Spending nearly $2 million to prevent layoffs of about 100 workers during the holidays was approved Tuesday, but Mayor Gavin Newsom said the job cuts will go into effect anyway.

In the latest political battle between Newsom and members of the Board of Supervisors, the board voted 8-3 Tuesday to approve spending $1.8 million to prevent the laying off of certified nursing assistants and clerks for two months.

The decision, however, will apparently have little impact. The board cannot force Newsom to spend the money and the Mayor’s Office said the job cuts, which go into effect Tuesday, will move forward as planned.

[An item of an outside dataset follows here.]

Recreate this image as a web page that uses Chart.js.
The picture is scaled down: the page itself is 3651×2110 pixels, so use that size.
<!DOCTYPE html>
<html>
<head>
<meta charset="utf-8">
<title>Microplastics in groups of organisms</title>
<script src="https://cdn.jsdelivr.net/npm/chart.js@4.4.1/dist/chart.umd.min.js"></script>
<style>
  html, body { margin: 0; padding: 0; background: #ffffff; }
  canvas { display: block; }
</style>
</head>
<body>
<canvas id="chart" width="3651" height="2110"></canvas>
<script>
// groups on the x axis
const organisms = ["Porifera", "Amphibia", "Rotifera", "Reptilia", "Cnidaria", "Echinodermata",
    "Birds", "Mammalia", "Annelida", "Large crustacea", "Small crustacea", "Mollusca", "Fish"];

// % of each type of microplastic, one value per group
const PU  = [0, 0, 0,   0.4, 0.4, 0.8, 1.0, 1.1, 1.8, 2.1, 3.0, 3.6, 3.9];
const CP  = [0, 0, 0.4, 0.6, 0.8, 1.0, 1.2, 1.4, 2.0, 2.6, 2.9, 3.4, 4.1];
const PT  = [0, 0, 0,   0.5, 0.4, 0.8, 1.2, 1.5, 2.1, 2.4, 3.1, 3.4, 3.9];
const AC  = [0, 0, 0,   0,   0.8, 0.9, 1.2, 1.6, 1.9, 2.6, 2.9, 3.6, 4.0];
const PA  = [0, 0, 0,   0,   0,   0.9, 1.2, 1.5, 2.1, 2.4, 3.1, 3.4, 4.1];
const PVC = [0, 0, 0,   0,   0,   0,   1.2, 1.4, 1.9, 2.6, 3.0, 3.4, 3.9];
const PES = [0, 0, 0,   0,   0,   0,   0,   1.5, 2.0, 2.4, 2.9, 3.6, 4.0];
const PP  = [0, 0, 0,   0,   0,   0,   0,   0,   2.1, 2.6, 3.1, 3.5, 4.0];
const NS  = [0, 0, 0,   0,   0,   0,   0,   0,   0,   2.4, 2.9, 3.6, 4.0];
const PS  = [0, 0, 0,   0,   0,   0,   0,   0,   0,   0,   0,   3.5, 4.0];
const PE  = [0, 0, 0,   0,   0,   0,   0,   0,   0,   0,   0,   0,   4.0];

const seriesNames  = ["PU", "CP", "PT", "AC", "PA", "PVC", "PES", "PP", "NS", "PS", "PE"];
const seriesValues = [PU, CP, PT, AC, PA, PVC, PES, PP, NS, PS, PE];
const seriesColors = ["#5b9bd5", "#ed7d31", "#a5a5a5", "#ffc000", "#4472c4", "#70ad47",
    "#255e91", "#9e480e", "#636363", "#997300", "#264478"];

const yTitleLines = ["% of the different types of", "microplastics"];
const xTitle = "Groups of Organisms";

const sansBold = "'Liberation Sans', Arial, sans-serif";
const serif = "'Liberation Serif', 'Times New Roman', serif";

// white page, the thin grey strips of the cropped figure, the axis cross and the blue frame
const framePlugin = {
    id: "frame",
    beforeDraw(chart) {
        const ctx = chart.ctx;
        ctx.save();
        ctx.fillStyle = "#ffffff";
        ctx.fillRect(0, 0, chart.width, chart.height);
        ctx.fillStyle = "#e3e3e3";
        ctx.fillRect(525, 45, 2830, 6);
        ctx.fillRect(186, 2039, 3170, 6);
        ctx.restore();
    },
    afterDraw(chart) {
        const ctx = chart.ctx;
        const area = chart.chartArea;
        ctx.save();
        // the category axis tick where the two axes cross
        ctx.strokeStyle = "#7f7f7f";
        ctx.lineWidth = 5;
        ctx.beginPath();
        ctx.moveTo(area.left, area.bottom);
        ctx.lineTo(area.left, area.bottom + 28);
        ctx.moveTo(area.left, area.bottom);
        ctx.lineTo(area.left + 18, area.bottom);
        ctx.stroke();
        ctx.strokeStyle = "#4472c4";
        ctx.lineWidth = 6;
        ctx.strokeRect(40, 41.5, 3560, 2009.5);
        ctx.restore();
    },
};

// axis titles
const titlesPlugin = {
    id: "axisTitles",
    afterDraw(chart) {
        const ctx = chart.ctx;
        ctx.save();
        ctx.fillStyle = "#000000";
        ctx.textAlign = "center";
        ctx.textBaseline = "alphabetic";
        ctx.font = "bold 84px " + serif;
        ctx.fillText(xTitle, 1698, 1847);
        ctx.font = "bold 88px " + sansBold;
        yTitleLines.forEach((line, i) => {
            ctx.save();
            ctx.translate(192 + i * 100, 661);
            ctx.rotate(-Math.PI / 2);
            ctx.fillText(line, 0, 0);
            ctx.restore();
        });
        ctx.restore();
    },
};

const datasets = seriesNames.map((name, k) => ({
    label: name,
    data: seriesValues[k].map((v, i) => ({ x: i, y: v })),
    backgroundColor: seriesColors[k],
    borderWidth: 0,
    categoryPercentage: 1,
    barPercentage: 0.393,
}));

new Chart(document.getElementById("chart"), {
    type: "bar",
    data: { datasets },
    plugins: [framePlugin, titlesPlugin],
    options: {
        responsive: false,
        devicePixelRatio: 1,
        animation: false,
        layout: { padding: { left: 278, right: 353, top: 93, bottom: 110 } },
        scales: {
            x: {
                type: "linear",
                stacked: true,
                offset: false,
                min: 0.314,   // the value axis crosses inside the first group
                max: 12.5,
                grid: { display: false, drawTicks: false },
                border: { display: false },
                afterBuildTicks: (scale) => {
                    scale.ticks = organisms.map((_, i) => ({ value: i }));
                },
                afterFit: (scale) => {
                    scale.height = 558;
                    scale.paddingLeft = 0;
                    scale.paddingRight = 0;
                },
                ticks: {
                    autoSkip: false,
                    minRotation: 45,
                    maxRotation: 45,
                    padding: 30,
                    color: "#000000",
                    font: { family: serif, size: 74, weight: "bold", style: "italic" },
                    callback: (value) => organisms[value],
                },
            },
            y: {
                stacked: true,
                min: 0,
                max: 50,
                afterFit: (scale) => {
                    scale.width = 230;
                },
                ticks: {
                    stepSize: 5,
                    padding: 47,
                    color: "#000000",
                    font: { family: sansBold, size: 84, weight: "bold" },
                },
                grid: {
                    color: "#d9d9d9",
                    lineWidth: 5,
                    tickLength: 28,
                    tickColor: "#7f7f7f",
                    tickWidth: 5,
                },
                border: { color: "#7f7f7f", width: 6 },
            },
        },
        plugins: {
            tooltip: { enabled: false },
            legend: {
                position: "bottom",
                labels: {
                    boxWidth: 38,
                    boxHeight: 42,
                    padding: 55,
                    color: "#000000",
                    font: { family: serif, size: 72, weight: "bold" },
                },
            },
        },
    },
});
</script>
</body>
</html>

About 100 of the workers will lose their jobs while hundreds of others will be reassigned and take pay cuts. These layoffs are among others implemented to balance the budget for the current fiscal year.

“Laying off anyone during the month of December it is a difficult decision,” Newsom spokesman Joe Arellano said. “But the mayor is not in a position to spend money The City does not have.”

The money would come from the Department of Public Health’s reserve dollars, although the department planned to spend that money on other salaries.

The City is facing a $45 million operating deficit this fiscal year and projects a $522.2 million deficit next fiscal year, which is expected to result in more layoffs.

Supervisors said these particular job cuts were “misguided” since they affect mostly women and people of color.

Supervisors initially proposed spending nearly $8 million to prevent the job cuts for the year. But that proposal was dropped for lack of support.

The politically charged proposal was heavily campaigned for by Service Employees International Union Local 1021, the labor union representing the most city workers. The union supports progressive members of the Board of Supervisors, who tend to battle with the more moderate Newsom.

Supervisor Sean Elsbernd, who voted against the proposal along with Supervisors Carmen Chu and Michela Alito-Pier, said, “The mayor is not going to spend the money. You are giving these employees false hope. That is more than cruel and unusual punishment.”

“While we cannot control the mayor, at least we can send a very clear message about what our values are,” Supervisor David Campos said in response.